I start by separating capability from permission. Just because AI can do something does not mean it should do it. The product needs clear boundaries: what the AI can decide, what it can only recommend, when it must ask for human review, and what evidence it needs to show. In enterprise products, especially in sensitive areas like hiring, auditability matters as much as usability.
The ideal AI feature does not force people to trust it blindly. It earns trust by being transparent, reversible, and useful in small moments before it takes on bigger responsibilities.
A lot of AI transformation fails because the technology works but human adoption doesn’t; what are the warning signs executives should watch for that indicate their AI rollout is heading toward resistance rather than adoption?
The clearest warning sign is when people use the AI in demos but not in real work. Another one is when employees copy the AI output into another tool and rewrite everything manually. That usually means they do not trust the output, the format, or the workflow.

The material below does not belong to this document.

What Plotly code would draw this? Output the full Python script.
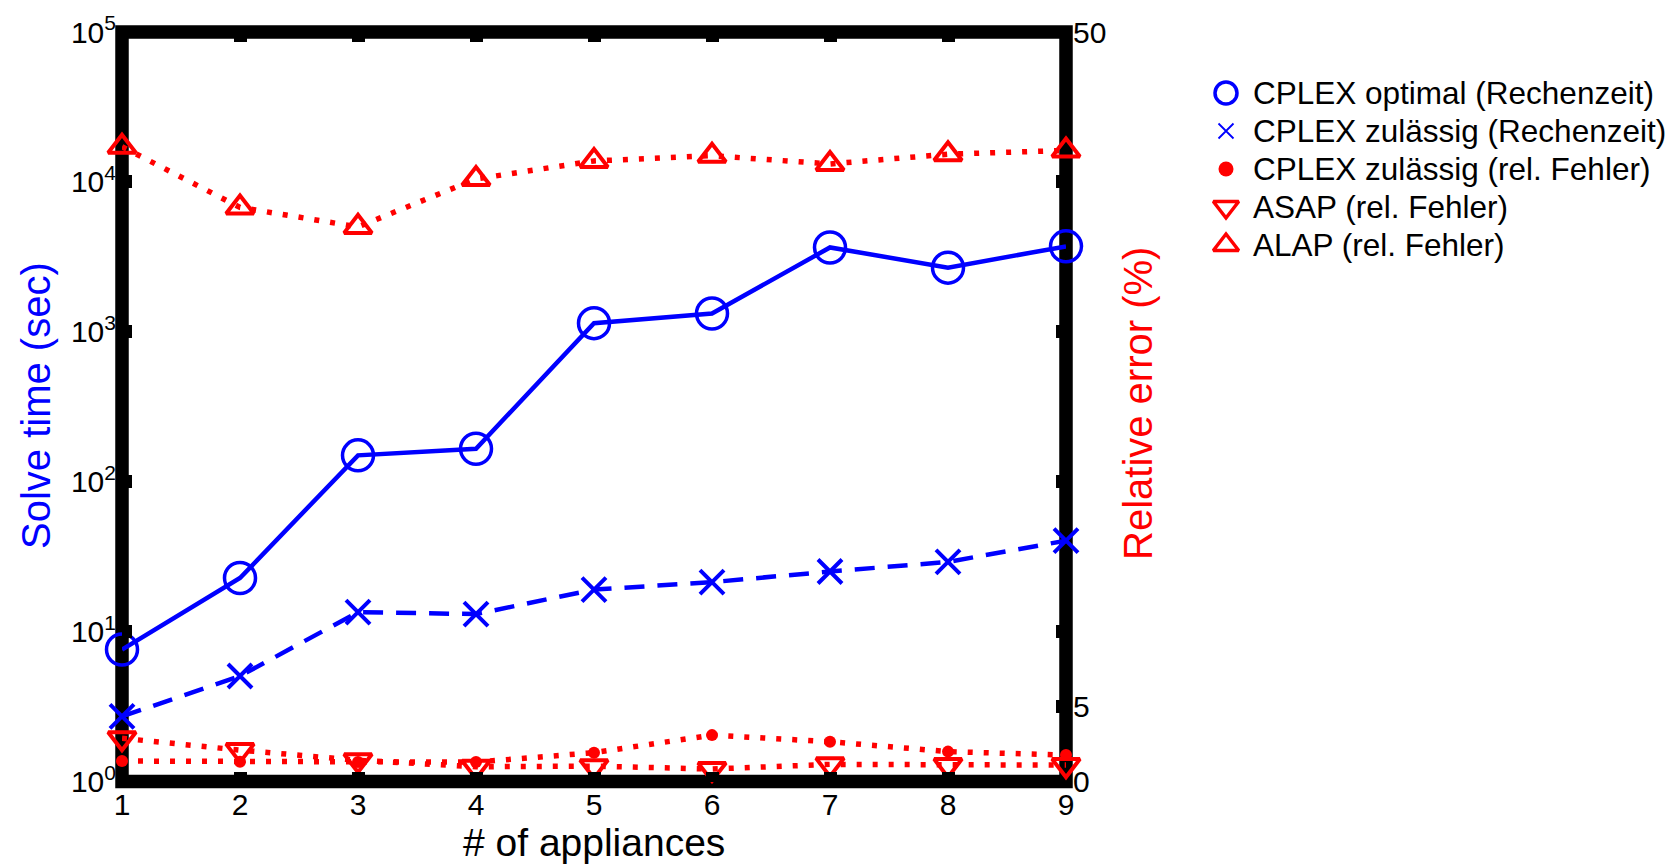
import plotly.graph_objects as go

# ---- data ----
appliances = [1, 2, 3, 4, 5, 6, 7, 8, 9]
opt_time = [7.6, 22.8, 150, 166, 1143, 1325, 3656, 2680, 3718]        # CPLEX optimal (Rechenzeit), sec
feas_time = [2.72, 5.06, 13.5, 13.1, 19.1, 21.4, 25.2, 29.2, 40.5]    # CPLEX zulässig (Rechenzeit), sec
feas_err = [1.37, 1.33, 1.3, 1.3, 1.93, 3.1, 2.66, 2.0, 1.77]          # CPLEX zulässig (rel. Fehler), %
asap_err = [2.89, 2.1, 1.42, 0.99, 1.03, 0.84, 1.15, 1.1, 1.1]         # ASAP (rel. Fehler), %
alap_err = [42.35, 38.3, 37.0, 40.2, 41.4, 41.75, 41.2, 41.85, 42.1]   # ALAP (rel. Fehler), %

names = ["CPLEX optimal (Rechenzeit)", "CPLEX zulässig (Rechenzeit)",
         "CPLEX zulässig (rel. Fehler)", "ASAP (rel. Fehler)", "ALAP (rel. Fehler)"]

left_tickvals = [1, 10, 100, 1000, 10000, 100000]
left_ticktext = ["10<sup>0</sup>", "10<sup>1</sup>", "10<sup>2</sup>",
                 "10<sup>3</sup>", "10<sup>4</sup>", "10<sup>5</sup>"]
right_tickvals = [0, 5, 50]

# ---- layout constants (pixels in the 1672x865 page) ----
W, H = 1672, 865
PL, PR, PT, PB = 122, 1066, 32, 781.6          # plot-area edges
LEG_X0 = 1140                                  # legend panel left edge
LEG_SYM_X, LEG_TXT_X = 1226, 1251
LEG_ROW0, LEG_DY = 93, 38

BLUE = "#0000FF"
RED = "#FF0000"
FONT = "Liberation Sans, Arial, sans-serif"

fig = go.Figure()

# ---- data traces ----
fig.add_trace(go.Scatter(
    x=appliances, y=alap_err, xaxis="x", yaxis="y2", mode="lines+markers", showlegend=False,
    name=names[4], line=dict(color=RED, width=5.5, dash="5px,11px"),
    marker=dict(symbol="triangle-up-open", size=24, color=RED, line=dict(width=4, color=RED)),
    cliponaxis=False))
fig.add_trace(go.Scatter(
    x=appliances, y=feas_err, xaxis="x", yaxis="y2", mode="lines+markers", showlegend=False,
    name=names[2], line=dict(color=RED, width=5.5, dash="5px,11px"),
    marker=dict(symbol="circle", size=12, color=RED),
    cliponaxis=False))
fig.add_trace(go.Scatter(
    x=appliances, y=asap_err, xaxis="x", yaxis="y2", mode="lines+markers", showlegend=False,
    name=names[3], line=dict(color=RED, width=5.5, dash="5px,11px"),
    marker=dict(symbol="triangle-down-open", size=24, color=RED, line=dict(width=4, color=RED)),
    cliponaxis=False))
fig.add_trace(go.Scatter(
    x=appliances, y=feas_time, xaxis="x", yaxis="y", mode="lines+markers", showlegend=False,
    name=names[1], line=dict(color=BLUE, width=4.5, dash="20px,13px"),
    marker=dict(symbol="x-thin", size=24, color=BLUE, line=dict(width=4, color=BLUE)),
    cliponaxis=False))
fig.add_trace(go.Scatter(
    x=appliances, y=opt_time, xaxis="x", yaxis="y", mode="lines+markers", showlegend=False,
    name=names[0], line=dict(color=BLUE, width=4.5),
    marker=dict(symbol="circle-open", size=31, color=BLUE, line=dict(width=3.5, color=BLUE)),
    cliponaxis=False))

# ---- legend panel (markers + real text), drawn on its own invisible axes ----
leg_rows = [LEG_ROW0 + i * LEG_DY for i in range(len(names))]
fig.add_trace(go.Scatter(
    x=[LEG_SYM_X] * len(names), y=leg_rows, xaxis="x2", yaxis="y3", mode="markers",
    showlegend=False, hoverinfo="skip", cliponaxis=False,
    marker=dict(symbol=["circle-open", "x-thin", "circle", "triangle-down-open", "triangle-up-open"],
                size=[22, 15, 15, 22, 22], opacity=1,
                color=[BLUE, BLUE, RED, RED, RED],
                line=dict(width=[3.5, 1.8, 0, 3.5, 3.5], color=[BLUE, BLUE, RED, RED, RED]))))

annotations = []
for nm, ry in zip(names, leg_rows):
    annotations.append(dict(text=nm, xref="paper", yref="paper", x=LEG_TXT_X / W, y=1 - ry / H,
                            xanchor="left", yanchor="middle", showarrow=False,
                            font=dict(family=FONT, size=31.5, color="black")))

# ---- axis titles ----
annotations += [
    dict(text="# of appliances", xref="paper", yref="paper", x=((PL + PR) / 2) / W, y=1 - 842 / H,
         xanchor="center", yanchor="middle", showarrow=False,
         font=dict(family=FONT, size=39, color="black")),
    dict(text="Solve time (sec)", xref="paper", yref="paper", x=36 / W, y=1 - 406 / H,
         xanchor="center", yanchor="middle", textangle=-90, showarrow=False,
         font=dict(family=FONT, size=40, color=BLUE)),
    dict(text="Relative error (%)", xref="paper", yref="paper", x=1138 / W, y=1 - 404 / H,
         xanchor="center", yanchor="middle", textangle=-90, showarrow=False,
         font=dict(family=FONT, size=40, color=RED)),
]

# ---- thick frame, centred on the plot-area edges, under the data ----
fig.add_shape(type="rect", xref="x domain", yref="y domain", x0=0, x1=1, y0=0, y1=1,
              line=dict(color="black", width=13.5), layer="below")

tickfont = dict(family=FONT, size=30, color="black")
xdom = [PL / W, PR / W]
ydom = [1 - PB / H, 1 - PT / H]

fig.update_layout(
    width=W, height=H,
    margin=dict(l=0, r=0, t=0, b=0, pad=0, autoexpand=False),
    paper_bgcolor="white", plot_bgcolor="rgba(0,0,0,0)",
    font=dict(family=FONT, color="black"),
    showlegend=False,
    xaxis=dict(domain=xdom, anchor="y", range=[1, 9], tickvals=appliances, ticks="inside",
               ticklen=10, tickwidth=13, tickcolor="black", mirror="ticks", showline=False,
               showgrid=False, zeroline=False, tickfont=tickfont, ticklabelstandoff=2,
               automargin=False),
    yaxis=dict(domain=ydom, anchor="x", type="log", range=[0, 5], tickvals=left_tickvals,
               ticktext=left_ticktext, ticks="inside", ticklen=10, tickwidth=13,
               tickcolor="black", mirror="ticks", showline=False, showgrid=False,
               zeroline=False, tickfont=tickfont, ticklabelstandoff=5, automargin=False),
    yaxis2=dict(overlaying="y", anchor="x", side="right", range=[0, 50], tickvals=right_tickvals,
                ticks="inside", ticklen=10, tickwidth=13, tickcolor="black",
                showline=False, showgrid=False, zeroline=False, tickfont=tickfont,
                ticklabelstandoff=6, automargin=False),
    xaxis2=dict(domain=[LEG_X0 / W, 1], anchor="y3", range=[LEG_X0, W], visible=False,
                fixedrange=True),
    yaxis3=dict(domain=[0, 1], anchor="x2", range=[H, 0], visible=False, fixedrange=True),
    annotations=annotations,
)

fig.write_html("out.html")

You should also watch for vague positive feedback. If people say “this is cool” but cannot name a specific task it replaces, adoption will probably be weak.
Real adoption is boring. People use the feature repeatedly, complain when it breaks, and start expecting it to be part of the workflow. If nobody depends on it, it has not transformed anything.
As AI reshapes product design and development, what’s one thing the industry is getting wrong right now that business leaders should be preparing to address?
The industry is overvaluing generation and undervaluing judgment. AI can generate screens, code, research summaries, and product ideas very quickly. But speed is not the same as quality. The hard part is knowing what should exist, what should not exist, what is risky, what is generic, and what actually solves the business problem.
Business leaders should prepare for a world where production gets cheaper, but taste, product judgment, and systems thinking become more valuable. AI will not remove the need for strong designers and product thinkers. It will expose the teams that never had strong judgment in the first place.